With the exception of a smattering of government (state teachers, county police/fire and road workers) and a few small privately-held commercial operations, a single person, through his privately controlled LA-based corporation has single-handedly dominated the state of the island’s economic health for the past twenty five years.
Although much of the modern history of Hawaii was dominated by large corporate concerns, for most Hawaii residents the “plantation lifestyle” and “plantation mentality” has little day-to-day meaning. But for Lanaians, it continues to be a defining framework for their lives.
In the pineapple days, the overwhelming majority of Lanaians got up to the Company’s work whistle, left their Company-owned home and walked to the Company’s labor yard where they boarded the Company’s trucks and were driven out to the Company’s pineapple fields.
At pau hana (end of work), after eight hours picking the Company’s pineapples, they were driven back to the Company-owned town and dropped off. If they shopped, it was with a privately-owned business but in a Company-owned building. When they showered, they would bring precious water into their homes via Company-built wells, pumps and pipes. When they turned on the lights, their electricity came from a Company-owned power station. If they had children, those kids were expected to spend their summers working for the Company.
Today, only the source of work has changed. Instead of going out to work in the fields, Lāna‘i residents go to one of the two Four Seasons hotels — both owned by David Murdock.
And Murdock’s tight control of the island’s economy — the plantation town –has always had a much greater significance than just dollars and cents. Imagine if you, or your son, or your husband worked for the largest employer in your community. Or if you lived in a home owned by that employer. It might give you great pause when speaking out against that company; a sense of impending intimidation is very pervasive on Lāna’i.
At a recent Murdock-sponsored community meeting regarding the proposed wind power plant for Oahu, one speaker said what was clearly permeating the room – that many of the residents of this small island (population of 2800) were, “…too intimidated to speak their minds.” In response, a state representative from the agency charged with smoothing the way for this Oahu power plant project, stated “No one has told me they’re intimidated”, thereby revealing a complete lack of understanding of what it means to live in a Company town. What he failed to grasp is that to speak out against “the Company” is to put oneself and one’s family at great risk. Loss of job could easily mean loss of home, or increased rent, or restricted access to Company land.

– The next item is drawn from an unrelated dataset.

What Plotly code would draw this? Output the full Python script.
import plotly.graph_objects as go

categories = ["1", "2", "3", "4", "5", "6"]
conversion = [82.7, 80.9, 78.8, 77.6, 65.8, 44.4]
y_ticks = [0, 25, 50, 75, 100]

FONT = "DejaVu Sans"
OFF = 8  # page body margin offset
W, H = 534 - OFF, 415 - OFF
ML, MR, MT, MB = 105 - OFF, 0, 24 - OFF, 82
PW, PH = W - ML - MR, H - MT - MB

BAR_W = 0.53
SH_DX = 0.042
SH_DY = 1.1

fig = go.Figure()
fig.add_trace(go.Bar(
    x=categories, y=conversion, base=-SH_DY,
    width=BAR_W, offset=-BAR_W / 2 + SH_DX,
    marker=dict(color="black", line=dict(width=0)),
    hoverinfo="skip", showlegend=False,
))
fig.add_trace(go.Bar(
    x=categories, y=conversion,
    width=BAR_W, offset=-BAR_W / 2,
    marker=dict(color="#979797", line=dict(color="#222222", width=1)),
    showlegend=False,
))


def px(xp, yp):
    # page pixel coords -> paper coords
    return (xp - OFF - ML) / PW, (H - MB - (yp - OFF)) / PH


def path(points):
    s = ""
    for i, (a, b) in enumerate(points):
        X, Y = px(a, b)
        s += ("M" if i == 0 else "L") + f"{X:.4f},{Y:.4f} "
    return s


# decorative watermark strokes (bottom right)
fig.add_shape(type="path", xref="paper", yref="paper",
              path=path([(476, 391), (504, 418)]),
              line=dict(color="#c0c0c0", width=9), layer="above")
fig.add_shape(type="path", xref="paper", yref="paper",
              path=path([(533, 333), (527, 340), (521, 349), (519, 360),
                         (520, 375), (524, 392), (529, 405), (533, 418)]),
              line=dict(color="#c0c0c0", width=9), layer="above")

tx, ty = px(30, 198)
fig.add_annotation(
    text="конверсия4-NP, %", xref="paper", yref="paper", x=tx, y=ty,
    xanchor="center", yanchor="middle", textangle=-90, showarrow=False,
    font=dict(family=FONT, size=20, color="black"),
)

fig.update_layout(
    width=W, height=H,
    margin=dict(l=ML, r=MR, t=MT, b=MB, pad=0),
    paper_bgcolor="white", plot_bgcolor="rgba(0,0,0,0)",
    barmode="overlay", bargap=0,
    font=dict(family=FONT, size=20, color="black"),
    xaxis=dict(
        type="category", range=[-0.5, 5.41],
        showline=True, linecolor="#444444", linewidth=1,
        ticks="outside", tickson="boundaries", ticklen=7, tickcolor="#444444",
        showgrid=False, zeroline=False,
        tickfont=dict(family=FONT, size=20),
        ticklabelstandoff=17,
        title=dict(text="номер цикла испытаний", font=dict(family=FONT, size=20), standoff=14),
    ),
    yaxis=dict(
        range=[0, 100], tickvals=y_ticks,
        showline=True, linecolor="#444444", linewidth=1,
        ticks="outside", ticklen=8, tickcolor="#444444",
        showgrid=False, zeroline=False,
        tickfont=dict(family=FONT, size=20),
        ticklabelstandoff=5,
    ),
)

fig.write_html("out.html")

In the 1970’s, when the Company first announced its plans to convert Lāna‘i to a resort destination (those plans were shelved at the time, but came back under David Murdock), several of the community’s younger residents, with long-time family roots on Lāna‘i, began speaking out against the development. They were cautioned time and again to not do so; told in clear terms that they were threatening their potential employment and economic security of their families.